This is article is a stub for information about using external translation tools with wiki content.

This article is mostly of interest to members of the internal Microsoft community that may want to work with professional translators to ensure that a critical wiki article is published at a specific time in a specific set of languages.

Why use external translation tools for Wiki content?

In short, for the same reason that some contributors use external editing programs instead of the the built-in editor: they give a higher degree of control and allow spending more energy on the actual content than on formatting it.
Most commercial or large scale translation efforts rely on Computer Assisted Translation (CAT) tools for the same reasons: they allow the translators to be more effective and focus on translation itself.

Step-by-step guide

In this example, we'll assume you wish to translate an existing English Wiki article.
You will first get the English text, save it locally, translate it with your favorite translation process, and finally publish it to the wiki. You can see some examples of finished work in the "Examples" section.

Getting the source text
  • Go to your source article. Ensure you are logged in.
  • Go to the "EDIT" tab and select the HTML view in the editor.
  • Select the HTML text and copy it into a file: article.htm.

 Note 1: the article also has a title and tags that are not part of the HTML text. These will need to translated separately.
 Note 2: practices for tagging localized articles are evolving: some authors translate some tags, others leave some in English. 

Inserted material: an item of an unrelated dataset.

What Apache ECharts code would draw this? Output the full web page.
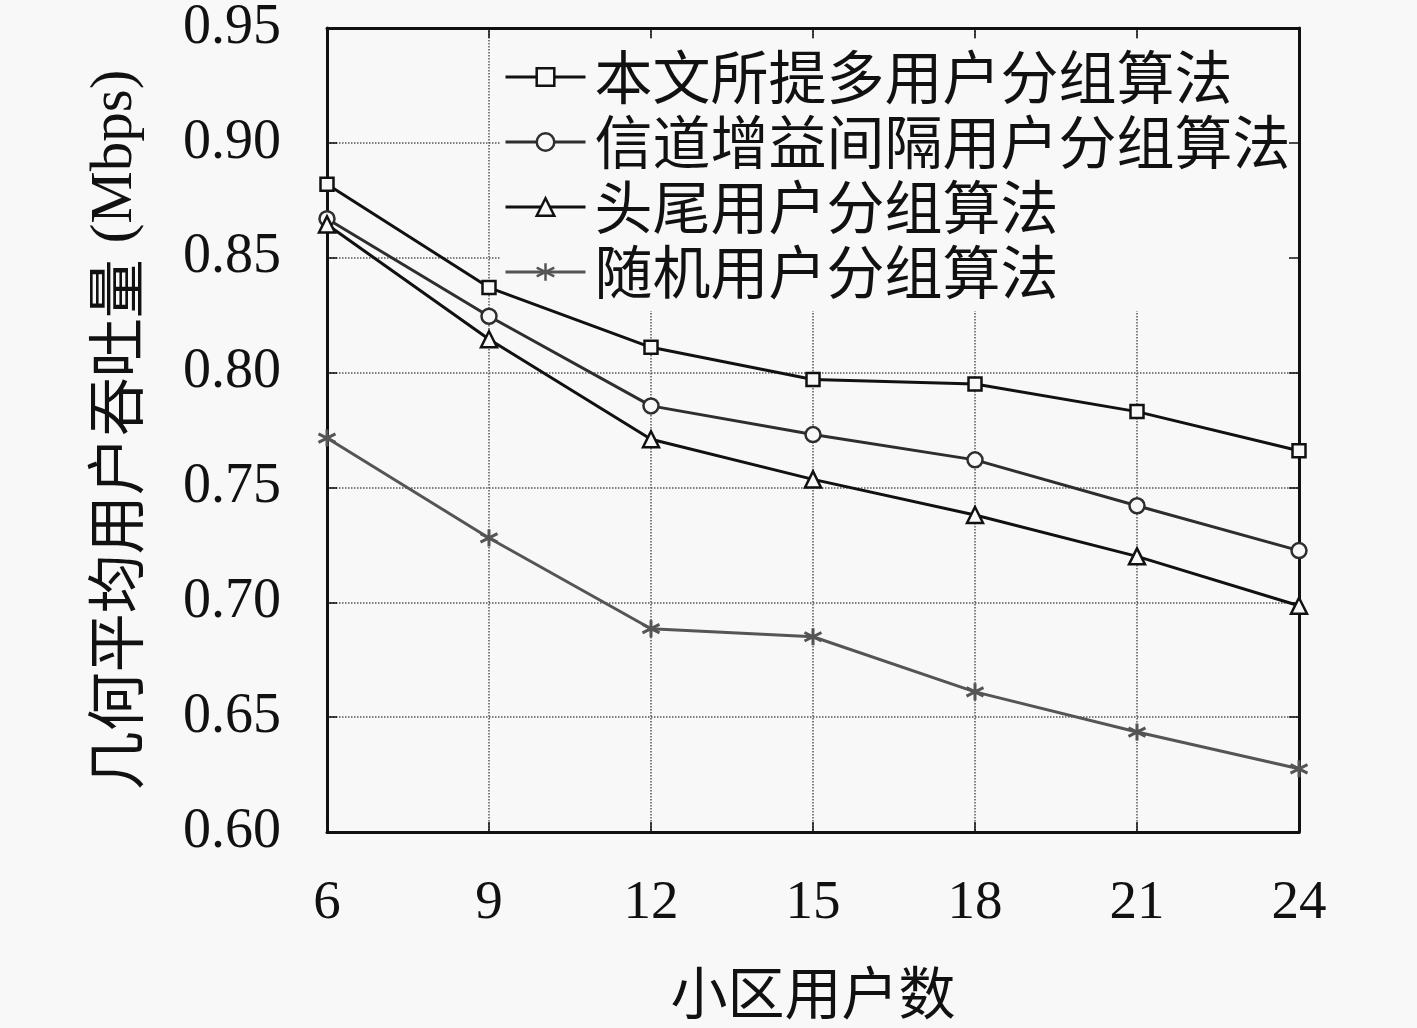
<!DOCTYPE html>
<html>
<head>
<meta charset="utf-8">
<script src="https://cdn.jsdelivr.net/npm/echarts@6/dist/echarts.min.js"></script>
<style>
html,body{margin:0;padding:0;background:#f8f8f8;}
#c{width:1417px;height:1028px;}
</style>
</head>
<body>
<div id="c"></div>
<script>
const xValues = [6, 9, 12, 15, 18, 21, 24];
const seriesNames = ['本文所提多用户分组算法', '信道增益间隔用户分组算法', '头尾用户分组算法', '随机用户分组算法'];
const proposed = [0.882, 0.837, 0.811, 0.797, 0.795, 0.783, 0.766];
const gainInterval = [0.867, 0.8245, 0.7855, 0.773, 0.762, 0.742, 0.7225];
const headTail = [0.8645, 0.8145, 0.771, 0.7535, 0.738, 0.720, 0.6985];
const randomGroup = [0.7715, 0.728, 0.6885, 0.685, 0.661, 0.6435, 0.6275];
const yTicks = [0.60, 0.65, 0.70, 0.75, 0.80, 0.85, 0.90, 0.95];

const serif = "'Liberation Serif', 'DejaVu Serif', serif";
const cjk = "'Noto Sans CJK SC', sans-serif";
const star = 'path://M0,-10L0,10M-9,-5L9,5M-9,5L9,-5';
const colors = ['#111', '#2e2e2e', '#111', '#555'];

function pairs(ys){ return xValues.map((x,i)=>[x, ys[i]]); }

const chart = echarts.init(document.getElementById('c'));
const bg = '#f8f8f8';
chart.setOption({
  backgroundColor: bg,
  animation: false,
  grid: {left: 327, right: 118, top: 25, bottom: 196, containLabel: false},
  legend: {
    orient: 'vertical',
    left: 500, top: 40, z: 1,
    padding: [6, 8, 8, 4],
    backgroundColor: bg,
    itemWidth: 80, itemHeight: 22,
    itemGap: 3,
    lineStyle: {width: 3},
    itemStyle: {borderWidth: 2.5},
    textStyle: {fontFamily: cjk, fontSize: 58, color: '#111', lineHeight: 62, padding: [0,0,0,4]},
    data: seriesNames
  },
  xAxis: [{
    type: 'value', min: 6, max: 24, interval: 3,
    name: '小区用户数', nameLocation: 'middle', nameGap: 132,
    nameTextStyle: {fontFamily: cjk, fontSize: 57, color: '#111'},
    axisLine: {show: true, onZero: false, lineStyle: {color: '#111', width: 3}},
    axisTick: {show: true, inside: true, length: 10, lineStyle: {color: '#111', width: 1.5}},
    axisLabel: {fontFamily: serif, fontSize: 55, color: '#111', margin: 44, formatter: v => String(v)},
    splitLine: {show: true, lineStyle: {type: 'dotted', color: '#555', width: 1.5}}
  }, {
    type: 'value', min: 6, max: 24, interval: 3, position: 'top', z: 2,
    axisLine: {show: true, onZero: false, lineStyle: {color: '#111', width: 3}},
    axisTick: {show: true, inside: true, length: 10, lineStyle: {color: '#111', width: 1.5}},
    axisLabel: {show: false}, splitLine: {show: false}
  }],
  yAxis: [{
    type: 'value', min: 0.60, max: 0.95, interval: 0.05,
    name: '{c|几何平均用户吞吐量}{s|(Mbps)}', nameLocation: 'middle', nameGap: 182,
    nameTextStyle: {color: '#111', rich: {
      c: {fontFamily: cjk, fontSize: 59, color: '#111'},
      s: {fontFamily: serif, fontSize: 59, color: '#111', padding: [0, 0, 0, 16]}
    }},
    axisLine: {show: true, onZero: false, lineStyle: {color: '#111', width: 3}},
    axisTick: {show: true, inside: true, length: 10, lineStyle: {color: '#111', width: 1.5}},
    axisLabel: {fontFamily: serif, fontSize: 56, color: '#111', margin: 46,
      formatter: v => { const t = yTicks.find(k => Math.abs(k - v) < 1e-6); return t === undefined ? '' : t.toFixed(2); }},
    splitLine: {show: true, lineStyle: {type: 'dotted', color: '#555', width: 1.5}}
  }, {
    type: 'value', min: 0.60, max: 0.95, interval: 0.05, position: 'right', z: 2,
    axisLine: {show: true, onZero: false, lineStyle: {color: '#111', width: 3}},
    axisTick: {show: true, inside: true, length: 10, lineStyle: {color: '#111', width: 1.5}},
    axisLabel: {show: false}, splitLine: {show: false}
  }],
  series: [
    {name: seriesNames[0], type: 'line', data: pairs(proposed), symbol: 'rect', symbolSize: 13, z: 3,
     lineStyle: {color: colors[0], width: 3}, itemStyle: {color: bg, borderColor: colors[0], borderWidth: 2.5}},
    {name: seriesNames[1], type: 'line', data: pairs(gainInterval), symbol: 'circle', symbolSize: 15, z: 3,
     lineStyle: {color: colors[1], width: 3}, itemStyle: {color: bg, borderColor: colors[1], borderWidth: 2.5}},
    {name: seriesNames[2], type: 'line', data: pairs(headTail), symbol: 'triangle', symbolSize: 16, z: 3,
     lineStyle: {color: colors[2], width: 3}, itemStyle: {color: bg, borderColor: colors[2], borderWidth: 2.5}},
    {name: seriesNames[3], type: 'line', data: pairs(randomGroup), symbol: star, symbolSize: 17, z: 3,
     lineStyle: {color: colors[3], width: 3}, itemStyle: {color: 'none', borderColor: colors[3], borderWidth: 3}}
  ]
});
</script>
</body>
</html>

Performing the translation
  • Use your favorite HTML translation process to translate the above file
    Note that the file is not "true" HTML and the following may require tweaking your tools configuration:
    - Lack of HTML header in the file
    - Wiki specific markup such as Table of Content ("[ TOC ]") and internal Wiki links ("[ [ article name, display text ] ]" or "[ [ article name ] ]") 
  • Save the translation
Publishing the translation on the Wiki
  • Go to a Wiki page and click the "Post An Article" link
  • Select the HTML view in the editor
  • Paste the translated HTML from the previous step
  • Paste in translated Title, adding a language code as explained in Wiki: Non-English Language Title Guidelines  
  • Add translated Tags. Make sure to add a tag with the same language code as used for the title
  • Verify that the page looks good in the "Design" view. Make corrections as needed.
  • Save the page and verify the page looks OK in the "Design" view. Make corrections as needed.

If you are planning to translate an article in multiple languages, you can save time by validating that the above process works end-to-end on a one pilot language (this could be machine translated text or a pseudo-language). Make adjustments to the English source as needed until the translated page looks good. This will save having to correct each language individually.

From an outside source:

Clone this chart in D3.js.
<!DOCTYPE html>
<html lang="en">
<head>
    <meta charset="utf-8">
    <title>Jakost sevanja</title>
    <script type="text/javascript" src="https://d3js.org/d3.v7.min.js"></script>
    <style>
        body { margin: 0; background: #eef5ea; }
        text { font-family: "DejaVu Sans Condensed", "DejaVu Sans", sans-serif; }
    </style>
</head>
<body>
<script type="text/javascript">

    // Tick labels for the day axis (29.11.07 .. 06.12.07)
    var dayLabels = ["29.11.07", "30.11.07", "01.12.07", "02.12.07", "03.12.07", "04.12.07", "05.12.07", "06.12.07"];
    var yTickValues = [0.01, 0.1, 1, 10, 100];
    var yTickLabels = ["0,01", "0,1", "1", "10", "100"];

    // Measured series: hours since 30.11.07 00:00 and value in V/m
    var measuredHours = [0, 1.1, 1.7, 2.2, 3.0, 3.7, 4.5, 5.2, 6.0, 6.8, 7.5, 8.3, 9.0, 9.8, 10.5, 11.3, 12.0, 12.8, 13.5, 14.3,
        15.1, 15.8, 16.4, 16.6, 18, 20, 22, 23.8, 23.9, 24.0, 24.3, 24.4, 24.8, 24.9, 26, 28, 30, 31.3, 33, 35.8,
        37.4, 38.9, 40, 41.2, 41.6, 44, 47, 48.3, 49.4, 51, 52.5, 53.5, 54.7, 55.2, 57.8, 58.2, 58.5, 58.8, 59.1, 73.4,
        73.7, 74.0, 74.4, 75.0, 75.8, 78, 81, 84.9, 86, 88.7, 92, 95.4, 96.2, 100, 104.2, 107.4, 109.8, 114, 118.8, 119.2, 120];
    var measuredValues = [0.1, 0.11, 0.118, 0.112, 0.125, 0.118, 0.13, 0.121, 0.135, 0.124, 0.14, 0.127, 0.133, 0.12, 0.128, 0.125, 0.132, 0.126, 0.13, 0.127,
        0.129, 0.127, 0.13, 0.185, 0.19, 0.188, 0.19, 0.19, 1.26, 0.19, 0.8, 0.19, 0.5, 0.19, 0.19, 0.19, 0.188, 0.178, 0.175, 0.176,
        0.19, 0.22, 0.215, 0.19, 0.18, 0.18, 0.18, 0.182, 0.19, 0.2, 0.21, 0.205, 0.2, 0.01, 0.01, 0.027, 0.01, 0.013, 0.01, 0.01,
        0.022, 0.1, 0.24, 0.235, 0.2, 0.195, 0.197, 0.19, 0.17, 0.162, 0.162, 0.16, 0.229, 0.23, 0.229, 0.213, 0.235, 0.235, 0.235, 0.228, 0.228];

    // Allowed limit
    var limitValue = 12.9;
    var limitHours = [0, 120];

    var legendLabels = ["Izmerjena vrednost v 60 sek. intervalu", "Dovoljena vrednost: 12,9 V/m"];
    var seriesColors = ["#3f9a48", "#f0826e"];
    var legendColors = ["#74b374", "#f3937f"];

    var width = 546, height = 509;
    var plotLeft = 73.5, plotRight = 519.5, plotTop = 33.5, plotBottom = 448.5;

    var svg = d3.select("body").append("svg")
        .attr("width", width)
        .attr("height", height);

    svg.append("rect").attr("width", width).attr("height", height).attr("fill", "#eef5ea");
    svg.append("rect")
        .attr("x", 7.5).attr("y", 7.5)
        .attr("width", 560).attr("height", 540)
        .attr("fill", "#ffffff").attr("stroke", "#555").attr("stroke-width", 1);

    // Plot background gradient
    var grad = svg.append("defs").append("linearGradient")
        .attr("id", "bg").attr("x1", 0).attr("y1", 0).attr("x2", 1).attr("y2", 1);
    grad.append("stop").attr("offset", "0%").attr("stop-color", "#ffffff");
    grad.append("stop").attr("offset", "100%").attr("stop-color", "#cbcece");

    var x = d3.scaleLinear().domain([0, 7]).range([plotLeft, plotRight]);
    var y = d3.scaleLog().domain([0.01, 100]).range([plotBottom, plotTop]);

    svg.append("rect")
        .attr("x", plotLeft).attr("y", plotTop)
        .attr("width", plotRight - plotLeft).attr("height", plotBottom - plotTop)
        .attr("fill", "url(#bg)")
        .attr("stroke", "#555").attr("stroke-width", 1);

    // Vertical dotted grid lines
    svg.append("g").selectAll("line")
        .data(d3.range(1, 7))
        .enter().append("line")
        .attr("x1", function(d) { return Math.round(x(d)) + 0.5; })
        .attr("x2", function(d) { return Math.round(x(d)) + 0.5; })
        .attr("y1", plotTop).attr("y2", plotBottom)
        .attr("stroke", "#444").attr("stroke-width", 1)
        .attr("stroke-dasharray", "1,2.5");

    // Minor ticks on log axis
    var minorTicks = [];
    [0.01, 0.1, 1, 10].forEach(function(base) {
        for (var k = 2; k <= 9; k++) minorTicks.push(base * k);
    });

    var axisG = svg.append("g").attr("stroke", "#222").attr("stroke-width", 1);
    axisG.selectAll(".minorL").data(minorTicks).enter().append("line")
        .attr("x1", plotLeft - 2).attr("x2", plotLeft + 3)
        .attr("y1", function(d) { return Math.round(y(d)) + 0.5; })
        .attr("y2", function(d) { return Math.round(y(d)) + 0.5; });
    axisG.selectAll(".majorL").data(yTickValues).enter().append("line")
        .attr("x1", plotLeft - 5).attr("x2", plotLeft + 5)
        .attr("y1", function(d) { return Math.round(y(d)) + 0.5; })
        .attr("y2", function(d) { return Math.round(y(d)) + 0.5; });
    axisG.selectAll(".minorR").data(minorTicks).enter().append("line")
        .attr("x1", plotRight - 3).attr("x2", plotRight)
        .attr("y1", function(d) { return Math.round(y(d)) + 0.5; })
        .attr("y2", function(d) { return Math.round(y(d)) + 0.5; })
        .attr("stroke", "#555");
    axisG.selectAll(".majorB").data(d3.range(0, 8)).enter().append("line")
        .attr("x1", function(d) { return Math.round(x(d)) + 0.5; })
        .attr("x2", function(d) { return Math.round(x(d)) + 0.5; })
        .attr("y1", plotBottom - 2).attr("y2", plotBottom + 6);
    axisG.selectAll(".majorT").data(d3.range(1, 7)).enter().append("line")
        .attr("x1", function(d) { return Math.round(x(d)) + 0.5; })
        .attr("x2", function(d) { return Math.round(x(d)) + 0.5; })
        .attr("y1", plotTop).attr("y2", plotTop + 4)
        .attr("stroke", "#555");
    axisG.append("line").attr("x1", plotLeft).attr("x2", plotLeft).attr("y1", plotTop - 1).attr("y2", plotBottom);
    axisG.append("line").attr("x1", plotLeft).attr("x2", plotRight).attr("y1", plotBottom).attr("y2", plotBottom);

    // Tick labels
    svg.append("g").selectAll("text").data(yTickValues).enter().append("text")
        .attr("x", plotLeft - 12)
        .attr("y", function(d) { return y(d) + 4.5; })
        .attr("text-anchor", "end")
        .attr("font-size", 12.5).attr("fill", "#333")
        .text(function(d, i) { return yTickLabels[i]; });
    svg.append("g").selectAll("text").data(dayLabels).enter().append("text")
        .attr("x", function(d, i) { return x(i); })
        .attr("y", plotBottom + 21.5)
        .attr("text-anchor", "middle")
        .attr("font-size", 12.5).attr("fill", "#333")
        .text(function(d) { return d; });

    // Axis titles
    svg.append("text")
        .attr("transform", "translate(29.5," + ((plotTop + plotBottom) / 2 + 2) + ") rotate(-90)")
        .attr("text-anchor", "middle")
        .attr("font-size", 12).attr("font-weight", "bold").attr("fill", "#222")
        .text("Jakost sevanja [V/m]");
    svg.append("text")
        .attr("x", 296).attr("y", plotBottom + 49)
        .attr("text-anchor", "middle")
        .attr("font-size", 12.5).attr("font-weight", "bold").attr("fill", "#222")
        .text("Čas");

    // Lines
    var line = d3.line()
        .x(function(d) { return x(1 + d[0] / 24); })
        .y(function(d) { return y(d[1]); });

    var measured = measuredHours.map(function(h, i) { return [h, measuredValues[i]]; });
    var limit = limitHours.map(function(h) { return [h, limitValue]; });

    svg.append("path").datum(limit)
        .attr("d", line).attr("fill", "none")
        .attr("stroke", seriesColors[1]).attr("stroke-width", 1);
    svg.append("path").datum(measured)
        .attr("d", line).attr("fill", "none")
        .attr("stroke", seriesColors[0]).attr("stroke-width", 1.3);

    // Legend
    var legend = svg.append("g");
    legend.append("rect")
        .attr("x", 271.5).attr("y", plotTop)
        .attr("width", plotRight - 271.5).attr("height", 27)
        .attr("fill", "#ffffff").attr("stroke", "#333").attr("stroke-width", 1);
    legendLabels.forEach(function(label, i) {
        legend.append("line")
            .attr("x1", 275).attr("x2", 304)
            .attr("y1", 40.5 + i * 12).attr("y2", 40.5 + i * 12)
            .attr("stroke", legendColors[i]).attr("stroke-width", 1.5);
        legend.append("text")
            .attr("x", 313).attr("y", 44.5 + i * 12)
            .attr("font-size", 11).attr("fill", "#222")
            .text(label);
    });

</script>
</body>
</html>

This article is focussed on the mechanics of using an external translation tool. The Wiki: Non-English Language Content Guidelines article has more general information about translation.

Translation in a corporate environment

Larger companies often have dedicated localization teams. These teams have expertise in engineering and business aspects of translation. They are typically most effective at handling an "English files in, translated files out" workflow and working with common file formats. This article has been written with the assumption that the "Performing the translation" step could be done in partnership with such a team. So if you own a technology but are not usually involved in translation, you may want to consider finding a "localization team" and reading this information together. As usual, feel free to edit this article if you feel it can be improved.